Thursday, May 13, 2010

What's in a name?

Why Scenes From a Snow Globe?  When I was just a girl I met a boy. To be more accurate, I saw a boy and he saw me. We spoke not a word and then we went home. Miles away, worlds apart. If I have reason to believe in destiny, he is one reason. In a random world, he wouldn’t have been in the same place at the same time a year later. If something beyond us wasn’t at work, we would never have known one another. I was more than shy and we only spoke for moments. But when I got home, I couldn’t forget. With a boldness I didn’t know I possessed, I was compelled to take what little information I had, a city, a last name, and slip a letter through the slot, wondering if it would make it's way to the only one who might remember and understand.


Turns out that world’s apart was the distance from the city to the country, from the Sex Pistols to Journey, from juvenile detention to straight A’s, from divorce to security, from bi-polar to cheerleader. Though it seemed distance was against us, instead it worked for us. Through our teen years countless words tumbled onto paper and traveled between us, so that I experienced his world while he experienced mine.  What we gave each other was perspective. And then we grew up.
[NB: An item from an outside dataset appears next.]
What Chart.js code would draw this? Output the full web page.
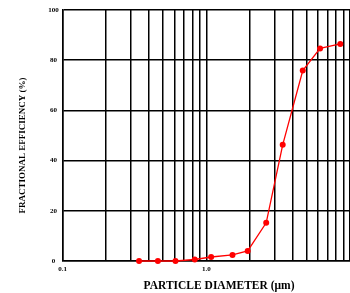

Years later, in the cyber age, I am a grown-up girl who found a grown-up boy on myspace. Just typed his name in the people-search box one day; I swear I didn’t even think about it first. Destiny. Seems we’re still worlds apart but now the distance is from several continents to my home town, from three Harleys to one old jeep, from two ex-wives and many female companions to a husband of 22 years and counting, from “misanthropist” to pacifist.  Again, what we give each other is perspective.

He says sometimes he envies my “life in a snow globe.” Which is the gift of our friendship--seeing the value of my world in a whole new light.